Moving Toward Total Cost of Ownership (TCO)
Organizations seeking better outcomes are increasingly adopting more comprehensive bid evaluation approaches. Total Cost of Ownership (TCO) analysis allows decision-makers to account for acquisition, operation, maintenance, downtime, and end-of-life costs. Life-Cycle Cost Analysis (LCCA) extends this perspective across the asset’s usable life, capturing cost behavior that far exceeds initial capital expenditure.
Risk-based evaluation further strengthens procurement decisions. Assessing contractor safety records, financial stability, quality assurance processes, and historical change-order frequency provides meaningful insight into execution risk. When combined with performance-based criteria—such as on-time delivery, system reliability, and post-completion maintenance outcomes—these factors offer a far more accurate picture of true project value than price alone.
Strategic Governance in Procurement
Organizations that successfully move beyond lowest-bid selection typically embed value-based evaluation early in the procurement process. Cross-functional bid reviews, weighted scoring models, and alignment between procurement, engineering, and operations teams are common characteristics of mature programs. In these environments, bid evaluation is treated as a governance function with long-term operational implications rather than a transactional purchasing exercise.
The belief that lowest initial cost equates to best value is a persistent misconception in construction and facilities management.

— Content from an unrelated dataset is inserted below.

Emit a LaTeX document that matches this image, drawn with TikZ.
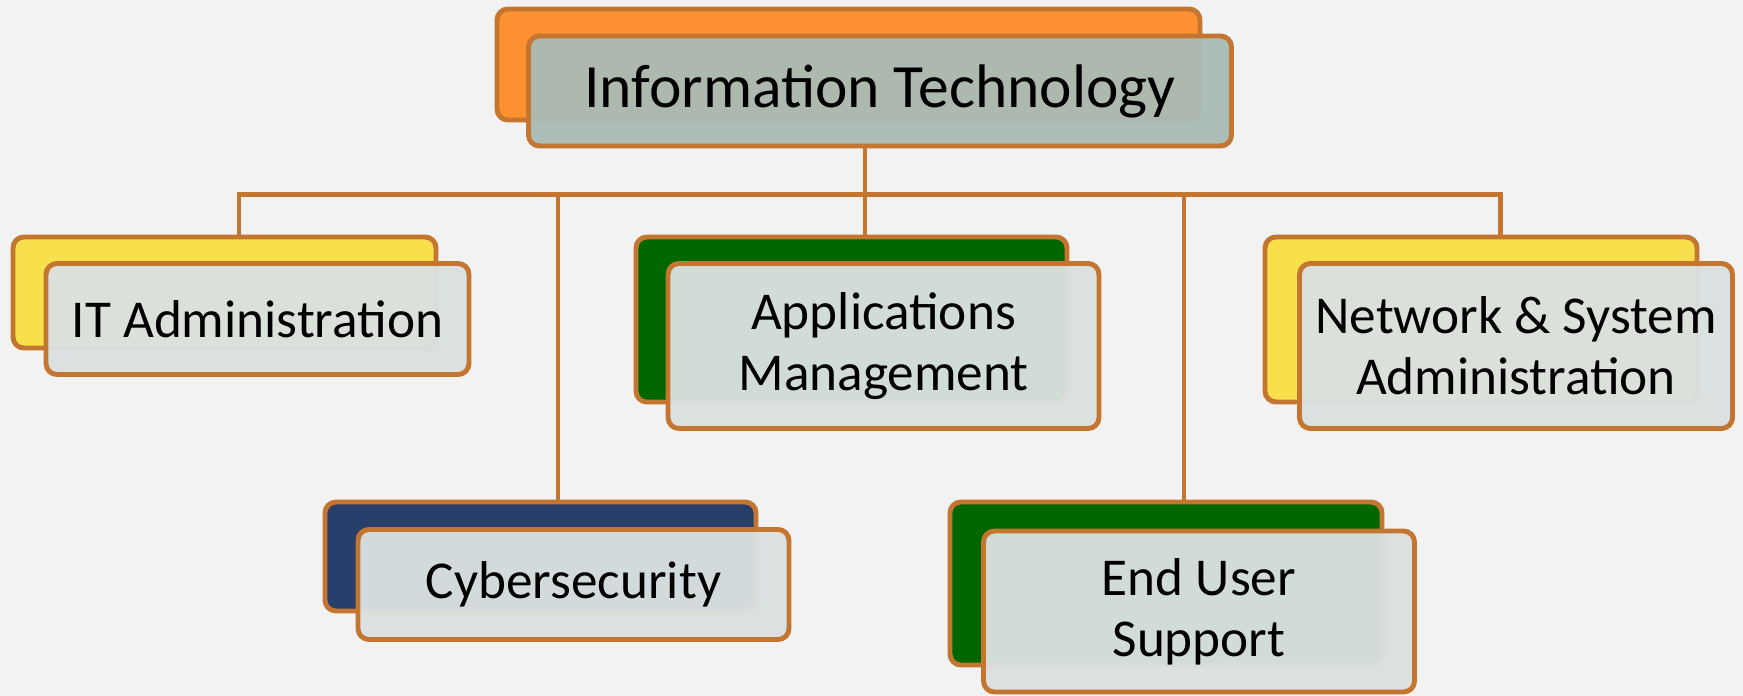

Projects selected on price alone frequently generate higher lifecycle costs, increased risk, and diminished performance. By incorporating long-term cost analysis, risk assessment, and performance-based evaluation into bid selection, organizations can protect capital, improve reliability, and deliver sustainable value. In an environment of rising complexity and accountability, this shift is not optional—it is essential.
References
- Construction Management Association of America (CMAA)
- Durdyev, S. (2021). Review of construction journals on causes of project cost overruns. Engineering, Construction and Architectural Management.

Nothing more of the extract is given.